By building a solar industry empire almost overnight, China has encouraged a dangerous mismatch between supply and demand that ultimately hurt not only foreign competitors, but Chinese companies and workers themselves.
China’s solar sector may prove to be a canary in a coal mine. The solar sector is one of the most over-invested industries in China, but it is by no means the only one. In 2010, Chinese polysilicon producers were running at 56% capacity, wind-power equipment makers at 50% and methanol manufacturers at 40%, far below industry averages in the US, according to research by Societe Generale. China’s average capacity utilization has declined steadily since the financial crisis, dropping from above 70% in 2007 to roughly 60% in 2011.

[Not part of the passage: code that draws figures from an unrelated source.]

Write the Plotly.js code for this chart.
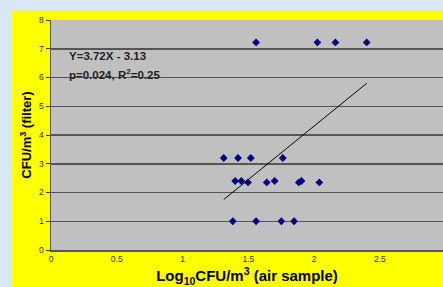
<!DOCTYPE html>
<html>
<head>
<meta charset="utf-8">
<script src="https://cdn.plot.ly/plotly-3.0.1.min.js"></script>
<style>
html,body{margin:0;padding:0;width:443px;height:287px;overflow:hidden;background:#dae7f7;}
#chart{position:absolute;left:12px;top:11px;width:431px;height:276px;}
</style>
</head>
<body>
<div id="chart"></div>
<script>
// Data
var logAir = [1.559, 2.025, 2.162, 2.400,
              1.313, 1.422, 1.519, 1.762,
              1.400, 1.447, 1.700, 1.904,
              1.498, 1.640, 1.884, 2.040,
              1.382, 1.559, 1.751, 1.848];
var filterCFU = [7.22, 7.22, 7.22, 7.22,
                 3.20, 3.20, 3.20, 3.20,
                 2.40, 2.40, 2.40, 2.40,
                 2.35, 2.35, 2.35, 2.35,
                 1.00, 1.00, 1.00, 1.00];
var slope = 3.72, intercept = -3.13;
var xTicks = [0, 0.5, 1, 1.5, 2, 2.5];
var yTicks = [0, 1, 2, 3, 4, 5, 6, 7, 8];
var statLines = ['Y=3.72X - 3.13', 'p=0.024, R<sup>2</sup>=0.25'];

var xmin = Math.min.apply(null, logAir), xmax = Math.max.apply(null, logAir);
var fitX = [xmin, xmax];
var fitY = fitX.map(function(v){ return slope * v + intercept; });

var traces = [
  {x: logAir, y: filterCFU, type: 'scatter', mode: 'markers',
   marker: {symbol: 'diamond', size: 6, color: '#000080'}, hoverinfo: 'none'},
  {x: fitX, y: fitY, type: 'scatter', mode: 'lines',
   line: {color: '#000000', width: 1}, hoverinfo: 'none'}
];

var annFont = {size: 11.5, color: '#222222', family: 'Liberation Sans, Arial, sans-serif'};

var layout = {
  width: 431, height: 276,
  margin: {l: 39, r: 0, t: 9, b: 37, pad: 0},
  paper_bgcolor: '#ffff00',
  plot_bgcolor: '#c0c0c0',
  showlegend: false,
  font: {family: 'Liberation Sans, Arial, sans-serif', color: '#333333'},
  xaxis: {
    range: [0, 2.98], tickvals: xTicks, ticktext: xTicks.map(String),
    showgrid: false, zeroline: false, showline: true, linecolor: '#555555', linewidth: 1.5,
    ticks: '', tickfont: {size: 8.5, color: '#333333'},
    title: {text: 'Log<sub>10</sub>CFU/m<sup>3</sup> (air sample)', standoff: 8,
            font: {size: 15, color: '#000000', family: 'Liberation Sans, Arial, sans-serif', weight: 'bold'}}
  },
  yaxis: {
    range: [0, 8], tickvals: yTicks, ticktext: yTicks.map(String),
    showgrid: true, gridcolor: '#555555', gridwidth: 1.5,
    zeroline: false, showline: true, linecolor: '#555555', linewidth: 1.5,
    ticks: 'outside', ticklen: 4, tickcolor: '#333333', tickfont: {size: 8.5, color: '#333333'},
    title: {text: 'CFU/m<sup>3</sup> (filter)', standoff: 4,
            font: {size: 13, color: '#000000', family: 'Liberation Sans, Arial, sans-serif', weight: 'bold'}}
  },
  annotations: [
    {xref: 'x', yref: 'y', x: 0.12, y: 6.74, xanchor: 'left', yanchor: 'middle',
     showarrow: false, text: '<b>' + statLines[0] + '</b>', font: annFont},
    {xref: 'x', yref: 'y', x: 0.12, y: 6.13, xanchor: 'left', yanchor: 'middle',
     showarrow: false, text: '<b>' + statLines[1] + '</b>', font: annFont}
  ]
};

Plotly.newPlot('chart', traces, layout, {staticPlot: true, displayModeBar: false});
</script>
</body>
</html>
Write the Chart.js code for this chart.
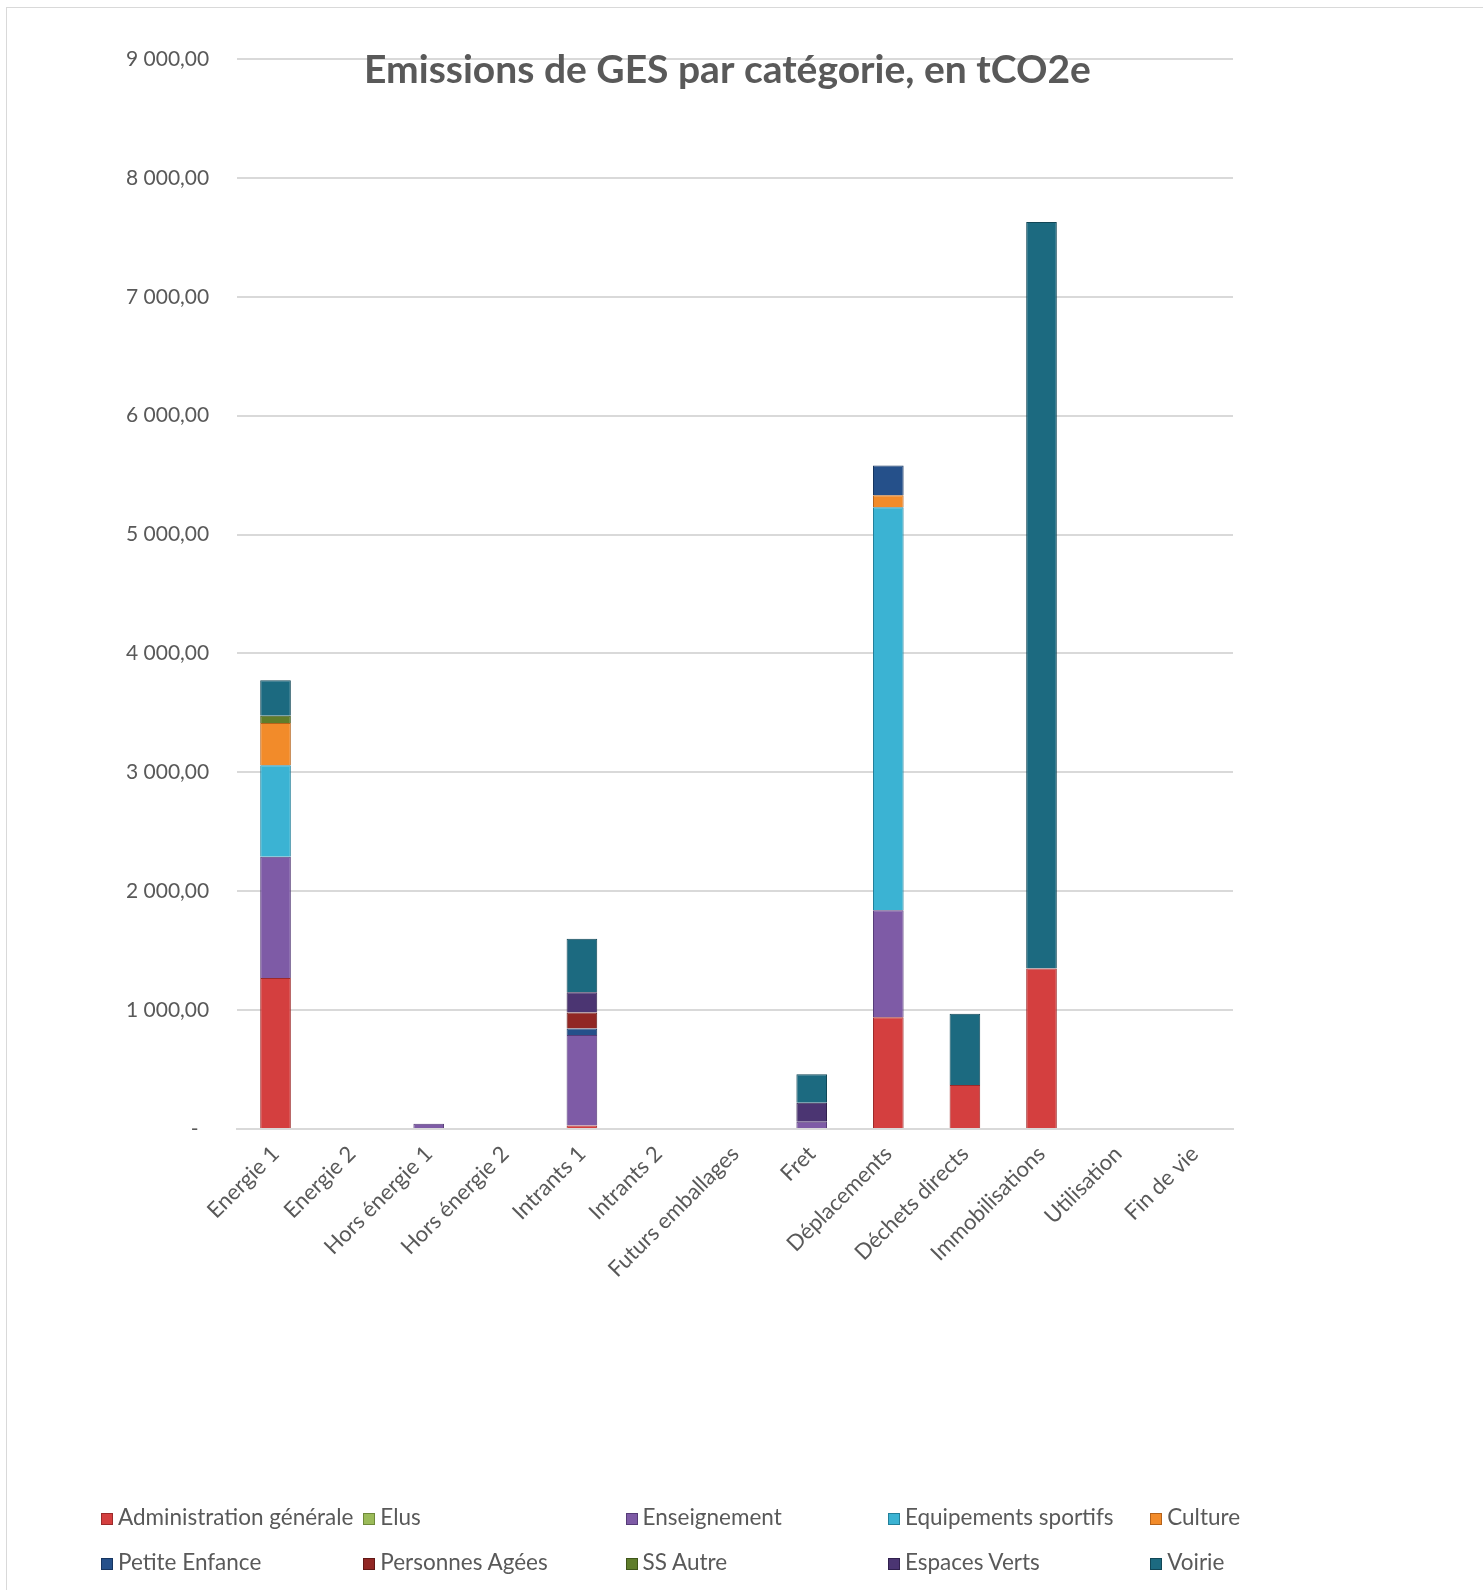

To encourage solar as well as other industries, the Chinese government must adopt a more holistic approach. Channeling cheap bank loans and land to the sector ultimately undermines both the market’s ability to function efficiently and Chinese companies’ ability to compete fairly against overseas rivals.
uld be an upside to the situation. Perhaps escalating trade disputes and rising unemployment might serve as a wake-up call for the Chinese government to abandon this “great leap forward” mentality of building industries.
Either way, the industry will have to pay for Beijing’s past mistakes with a stretch of painful consolidation.